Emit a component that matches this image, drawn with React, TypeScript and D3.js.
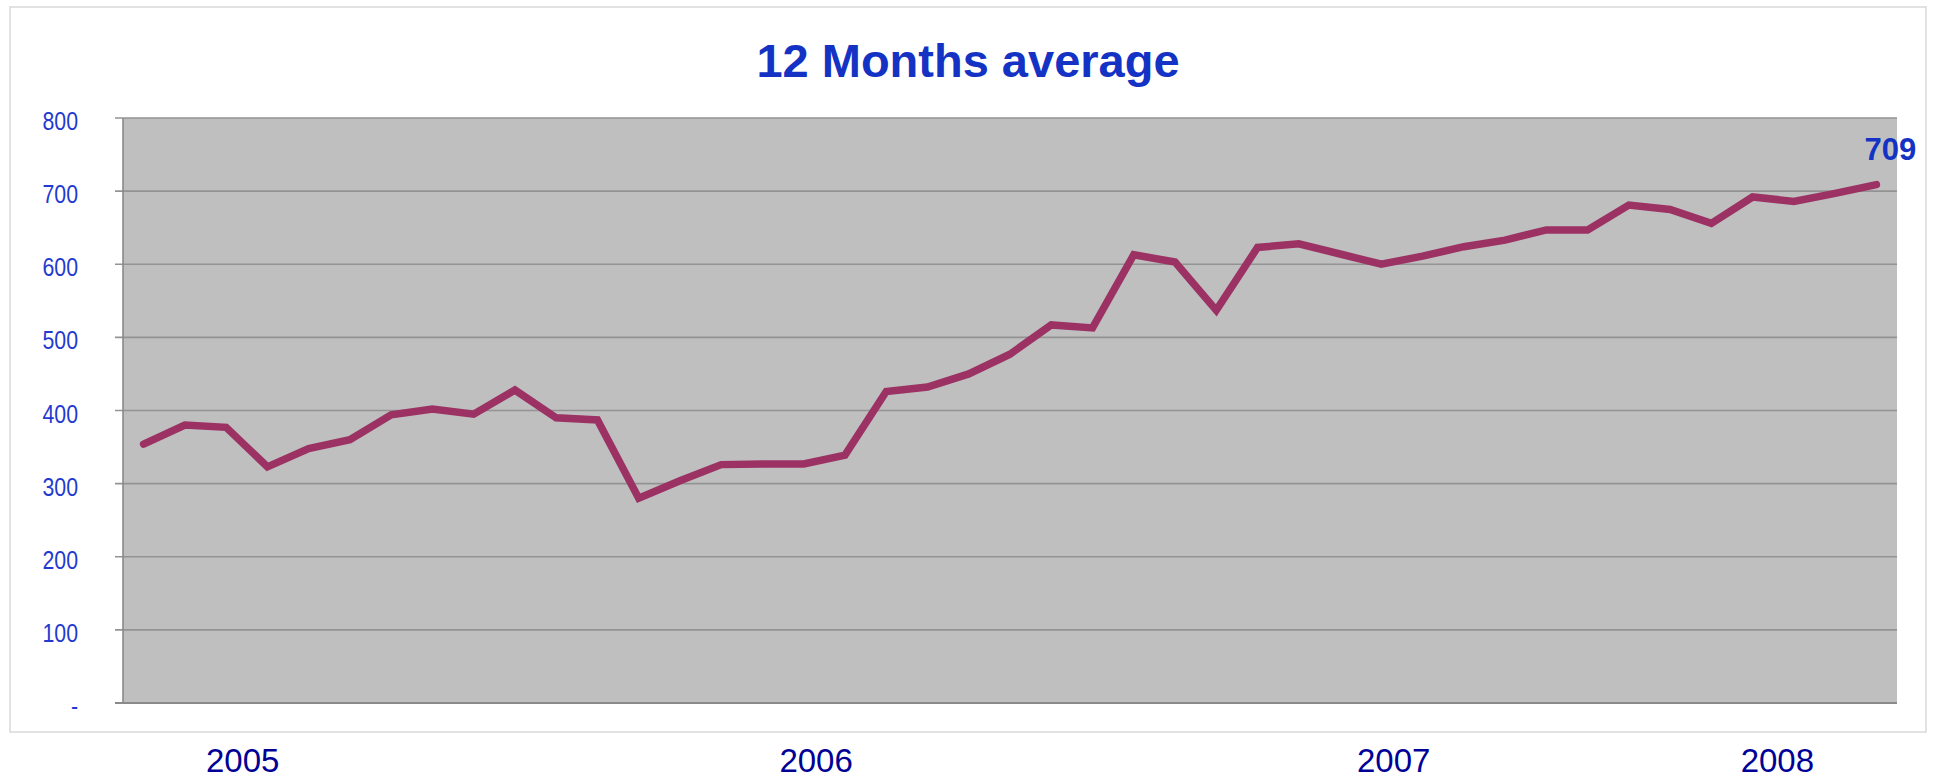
import React from 'react';
import * as d3 from 'd3';

// 12-month rolling average, one value per period
const periods = d3.range(1, 44);
const avgValues = [
  354, 380, 377, 323, 348, 360, 394, 402, 395, 428,
  390, 387, 280, 304, 326, 327, 327, 339, 426, 432,
  450, 477, 517, 513, 613, 603, 537, 623, 628, 614,
  600, 611, 624, 633, 647, 647, 681, 675, 656, 692,
  686, 697, 709,
];
const yTicks = [0, 100, 200, 300, 400, 500, 600, 700, 800];
const yearLabels = ['2005', '2006', '2007', '2008'];
// where each year label sits, in period units
const yearLabelPos = [3.4, 17.3, 31.3, 40.6];

const W = 1933;
const H = 778;
const frame = { x: 10, y: 7, w: 1916, h: 725 };
const plot = { left: 123, right: 1897, top: 118, bottom: 703 };

const FONT = '"Liberation Sans", Arial, Helvetica, sans-serif';
const LINE_COLOR = '#9c3264';
const AXIS_BLUE = '#1f3bd0';
const TITLE_BLUE = '#1432c4';
const YEAR_NAVY = '#000096';

export default function App() {
  const x = d3
    .scalePoint<number>()
    .domain(periods)
    .range([plot.left, plot.right])
    .padding(0.5);
  // linear version of x for the year labels (period index -> px)
  const step = x.step();
  const xPos = (p: number) => (x(1) as number) + (p - 1) * step;

  const y = d3.scaleLinear().domain([0, 800]).range([plot.bottom, plot.top]);

  const line = d3
    .line<number>()
    .x((_, i) => x(periods[i]) as number)
    .y((d) => y(d));

  const lastIdx = avgValues.length - 1;
  const lastX = x(periods[lastIdx]) as number;
  const lastY = y(avgValues[lastIdx]);

  return (
    <svg
      width={W}
      height={H}
      style={{ position: 'absolute', left: 0, top: 0, background: '#fff' }}
      fontFamily={FONT}
    >
      <rect
        x={frame.x}
        y={frame.y}
        width={frame.w}
        height={frame.h}
        fill="#fff"
        stroke="#d9d9d9"
        strokeWidth={1.5}
      />

      <text
        x={frame.x + frame.w / 2}
        y={77}
        textAnchor="middle"
        fontSize={47}
        fontWeight="bold"
        fill={TITLE_BLUE}
      >
        12 Months average
      </text>

      <rect
        x={plot.left}
        y={plot.top}
        width={plot.right - plot.left}
        height={plot.bottom - plot.top}
        fill="#bfbfbf"
      />

      {yTicks.map((t) => (
        <g key={t}>
          <line
            x1={plot.left - 8}
            x2={plot.right}
            y1={y(t)}
            y2={y(t)}
            stroke={t === 0 ? '#8a8a8a' : '#939393'}
            strokeWidth={t === 0 ? 2 : 1.7}
          />
          <text
            transform={`translate(78,${y(t) + 12}) scale(0.82,1)`}
            textAnchor="end"
            fontSize={26}
            fill={AXIS_BLUE}
          >
            {t === 0 ? '-' : t}
          </text>
        </g>
      ))}

      <line
        x1={plot.left}
        x2={plot.left}
        y1={plot.top}
        y2={plot.bottom}
        stroke="#8a8a8a"
        strokeWidth={1.6}
      />

      <path
        d={line(avgValues) || ''}
        fill="none"
        stroke={LINE_COLOR}
        strokeWidth={7.5}
        strokeLinejoin="miter"
        strokeLinecap="round"
      />

      <text
        x={lastX + 14}
        y={lastY - 25}
        textAnchor="middle"
        fontSize={31}
        fontWeight="bold"
        fill={TITLE_BLUE}
      >
        {avgValues[lastIdx]}
      </text>

      {yearLabels.map((yr, i) => (
        <text
          key={yr}
          x={xPos(yearLabelPos[i])}
          y={772}
          textAnchor="middle"
          fontSize={33}
          fill={YEAR_NAVY}
        >
          {yr}
        </text>
      ))}
    </svg>
  );
}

######

▸ Aim: The lines from the start of the data through the line that contains "const yearLabelPos = [3.4, 17.3, 31.3, 40.6];" are to be returned exactly, please, with both ends included and every picture left out.

▸ Solution to the problem:
Emit a component that matches this image, drawn with React, TypeScript and D3.js.
import React from 'react';
import * as d3 from 'd3';

// 12-month rolling average, one value per period
const periods = d3.range(1, 44);
const avgValues = [
  354, 380, 377, 323, 348, 360, 394, 402, 395, 428,
  390, 387, 280, 304, 326, 327, 327, 339, 426, 432,
  450, 477, 517, 513, 613, 603, 537, 623, 628, 614,
  600, 611, 624, 633, 647, 647, 681, 675, 656, 692,
  686, 697, 709,
];
const yTicks = [0, 100, 200, 300, 400, 500, 600, 700, 800];
const yearLabels = ['2005', '2006', '2007', '2008'];
// where each year label sits, in period units
const yearLabelPos = [3.4, 17.3, 31.3, 40.6];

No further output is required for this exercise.